Scan the data below. Pull out each line where "this" occurs.

* * *

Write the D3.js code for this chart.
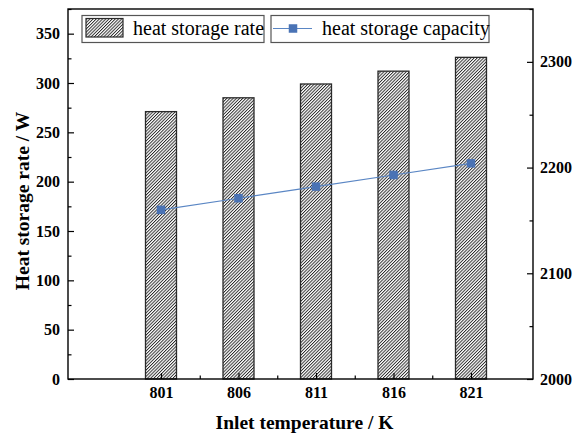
<!DOCTYPE html>
<html>
<head>
<meta charset="utf-8">
<script src="https://cdn.jsdelivr.net/npm/d3@7"></script>
<style>
  html, body { margin: 0; padding: 0; background: #fff; }
  svg { display: block; }
  text { font-family: "Times New Roman", "Liberation Serif", "DejaVu Serif", serif; }
</style>
</head>
<body>
<svg id="chart" width="580" height="437"></svg>
<script>
// Inlet temperature (K)
const temperatures = [801, 806, 811, 816, 821];
// Heat storage rate (W), left axis
const storageRate = [271, 285, 299, 312, 326];
// Heat storage capacity, right axis
const storageCapacity = [2160, 2171, 2182, 2193, 2204];

const leftTicks = [0, 50, 100, 150, 200, 250, 300, 350];
const leftMinor = [25, 75, 125, 175, 225, 275, 325, 375];
const rightTicks = [2000, 2100, 2200, 2300];
const rightMinor = [2050, 2150, 2250, 2350];
const xMinor = [803.5, 808.5, 813.5, 818.5];

const plot = { left: 68, right: 533, top: 9, bottom: 379 };
const serif = '"Times New Roman", "Liberation Serif", "DejaVu Serif", serif';

const svg = d3.select("#chart");

const x = d3.scaleLinear().domain([795, 825]).range([plot.left, plot.right]);
const yL = d3.scaleLinear().domain([0, 375]).range([plot.bottom, plot.top]);
const yR = d3.scaleLinear().domain([2000, 2350]).range([plot.bottom, plot.top]);

// diagonal hatch fill for the bars
const defs = svg.append("defs");
const hs = 2.25;
const pat = defs.append("pattern")
  .attr("id", "hatch")
  .attr("patternUnits", "userSpaceOnUse")
  .attr("width", hs).attr("height", hs)
  .attr("patternTransform", "rotate(45)");
pat.append("rect").attr("width", hs).attr("height", hs).attr("fill", "#fff");
pat.append("line")
  .attr("x1", 0.5).attr("y1", 0).attr("x2", 0.5).attr("y2", hs)
  .attr("stroke", "#111").attr("stroke-width", 0.85);

// bars
const barW = x(801 + 1) - x(801 - 1);
svg.append("g").selectAll("rect")
  .data(temperatures.map((t, i) => ({ t, v: storageRate[i] })))
  .join("rect")
  .attr("x", d => x(d.t) - barW / 2)
  .attr("y", d => yL(d.v))
  .attr("width", barW)
  .attr("height", d => yL(0) - yL(d.v))
  .attr("fill", "url(#hatch)")
  .attr("stroke", "#2a2a2a")
  .attr("stroke-width", 1.3);

// capacity line with square markers
const lineColor = "#5a86c4";
const markColor = "#4a73b5";
const pts = temperatures.map((t, i) => ({ t, v: storageCapacity[i] }));
svg.append("path")
  .datum(pts)
  .attr("fill", "none")
  .attr("stroke", lineColor)
  .attr("stroke-width", 1.1)
  .attr("d", d3.line().x(d => x(d.t)).y(d => yR(d.v)));
const ms = 8.5;
svg.append("g").selectAll("rect")
  .data(pts)
  .join("rect")
  .attr("x", d => x(d.t) - ms / 2)
  .attr("y", d => yR(d.v) - ms / 2)
  .attr("width", ms).attr("height", ms)
  .attr("fill", markColor);

// axes
function styleAxis(g) {
  g.attr("font-family", serif).attr("font-size", 16);
  g.select(".domain").remove();
  g.selectAll(".tick line").attr("stroke", "#000").attr("stroke-width", 1.2);
  g.selectAll("text")
    .attr("font-weight", "bold")
    .attr("fill", "#000");
}

svg.append("g").attr("transform", `translate(${plot.left},0)`)
  .call(d3.axisLeft(yL).tickValues(leftTicks).tickSize(-6).tickPadding(8).tickFormat(d3.format("d")))
  .call(styleAxis);
svg.append("g").attr("transform", `translate(${plot.left},0)`)
  .call(d3.axisLeft(yL).tickValues(leftMinor).tickSize(-3.5).tickFormat(""))
  .call(styleAxis);

svg.append("g").attr("transform", `translate(${plot.right},0)`)
  .call(d3.axisRight(yR).tickValues(rightTicks).tickSize(-6).tickPadding(7).tickFormat(d3.format("d")))
  .call(styleAxis);
svg.append("g").attr("transform", `translate(${plot.right},0)`)
  .call(d3.axisRight(yR).tickValues(rightMinor).tickSize(-3.5).tickFormat(""))
  .call(styleAxis);

svg.append("g").attr("transform", `translate(0,${plot.bottom})`)
  .call(d3.axisBottom(x).tickValues(temperatures).tickSize(-6).tickPadding(8).tickFormat(d3.format("d")))
  .call(styleAxis);
svg.append("g").attr("transform", `translate(0,${plot.bottom})`)
  .call(d3.axisBottom(x).tickValues(xMinor).tickSize(-3.5).tickFormat(""))
  .call(styleAxis);

// frame
svg.append("rect")
  .attr("x", plot.left).attr("y", plot.top)
  .attr("width", plot.right - plot.left)
  .attr("height", plot.bottom - plot.top)
  .attr("fill", "none")
  .attr("stroke", "#000")
  .attr("stroke-width", 1.4);

// axis titles
svg.append("text")
  .attr("x", (plot.left + plot.right) / 2 + 4)
  .attr("y", 429)
  .attr("text-anchor", "middle")
  .attr("font-family", serif)
  .attr("font-weight", "bold")
  .attr("font-size", 19.5)
  .text("Inlet temperature / K");

svg.append("text")
  .attr("transform", "translate(29,201) rotate(-90)")
  .attr("text-anchor", "middle")
  .attr("font-family", serif)
  .attr("font-weight", "bold")
  .attr("font-size", 19.5)
  .text("Heat storage rate / W");

// legend
const leg = svg.append("g").attr("font-family", serif);
leg.append("rect")
  .attr("x", 82).attr("y", 15.5).attr("width", 182).attr("height", 27)
  .attr("fill", "#fff").attr("stroke", "#555").attr("stroke-width", 1.2);
leg.append("rect")
  .attr("x", 86).attr("y", 18.5).attr("width", 37).attr("height", 18.5)
  .attr("fill", "url(#hatch)").attr("stroke", "#2a2a2a").attr("stroke-width", 1.2);
leg.append("text")
  .attr("x", 133).attr("y", 35)
  .attr("font-size", 20)
  .text("heat storage rate");

leg.append("rect")
  .attr("x", 271).attr("y", 15.5).attr("width", 218).attr("height", 27)
  .attr("fill", "#fff").attr("stroke", "#555").attr("stroke-width", 1.2);
leg.append("line")
  .attr("x1", 273).attr("x2", 312).attr("y1", 28.5).attr("y2", 28.5)
  .attr("stroke", lineColor).attr("stroke-width", 1.1);
leg.append("rect")
  .attr("x", 293 - ms / 2).attr("y", 28.5 - ms / 2).attr("width", ms).attr("height", ms)
  .attr("fill", markColor);
leg.append("text")
  .attr("x", 322).attr("y", 35)
  .attr("font-size", 20)
  .text("heat storage capacity");
</script>
</body>
</html>
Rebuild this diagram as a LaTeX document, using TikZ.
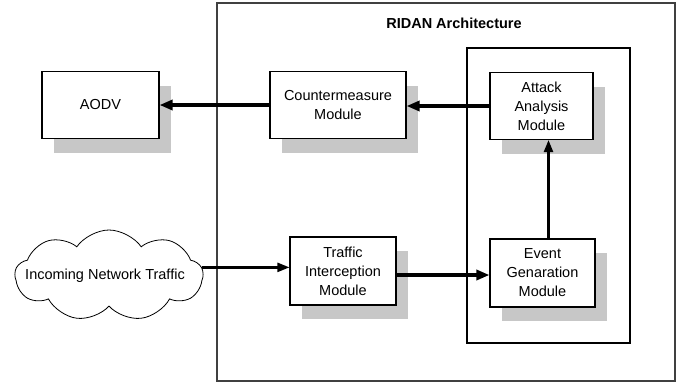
\documentclass[tikz,border=0pt]{standalone}
\usepackage{fontspec}
\setmainfont{Liberation Sans}
\usetikzlibrary{arrows.meta,shapes.symbols,shadows,positioning}
\tikzset{
  txt/.style={font=\fontsize{14.5pt}{19pt}\selectfont},
  module/.style={txt, draw, line width=1.1pt, fill=white, align=center,
    minimum height=67pt, inner sep=2pt,
    drop shadow={shadow xshift=12pt, shadow yshift=-14pt, opacity=1, fill=black!22}},
  fat arrow/.style={line width=3.2pt, -{Triangle[length=13pt,width=10pt]}},
  thin arrow/.style={line width=2.3pt, -{Triangle[length=12pt,width=9pt]}},
}
\begin{document}
\begin{tikzpicture}[x=1pt,y=-1pt]
\useasboundingbox (0,0) rectangle (678,383);
% frames
\draw[line width=1.1pt, black!75] (217,3) rectangle (675,381);
\draw[line width=1.1pt] (467,48) rectangle (630,343);
\node[txt, font=\fontsize{14.5pt}{19pt}\selectfont\bfseries] (title) at (454,23) {RIDAN Architecture};
% modules
\node[module, minimum width=117pt] (aodv) at (100.5,105) {AODV};
\node[module, minimum width=136pt] (counter) at (338,105) {Countermeasure\\Module};
\node[module, minimum width=103pt] (attack) at (541.5,106) {Attack\\Analysis\\Module};
\node[module, minimum width=106pt, minimum height=68pt] (traffic) at (343,271) {Traffic\\Interception\\Module};
\node[module, minimum width=105pt, minimum height=68pt] (event) at (542.5,273) {Event\\Genaration\\Module};
% cloud
\node[cloud, draw, line width=0.8pt, cloud puffs=9, cloud puff arc=110, cloud ignores aspect,
  minimum width=188pt, minimum height=91pt] (cloud) at (109,275.5) {};
\node[txt] (cloudtext) at (105,276) {Incoming Network Traffic};
% arrows
\draw[fat arrow] (counter) -- (aodv);
\draw[fat arrow] (attack.west) -- (attack.west -| counter.east);
\draw[thin arrow] (cloud.5) -- (cloud.5 -| traffic.west);
\draw[fat arrow] ([yshift=-4pt]traffic.east) -- ([yshift=-4pt]traffic.east -| event.west);
\draw[thin arrow] ([xshift=6pt]event.north) -- ([xshift=6pt]event.north |- attack.south);
\end{tikzpicture}
\end{document}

* * *

#### Problem solution
Write the D3.js code for this chart.
Rebuild this diagram as a LaTeX document, using TikZ.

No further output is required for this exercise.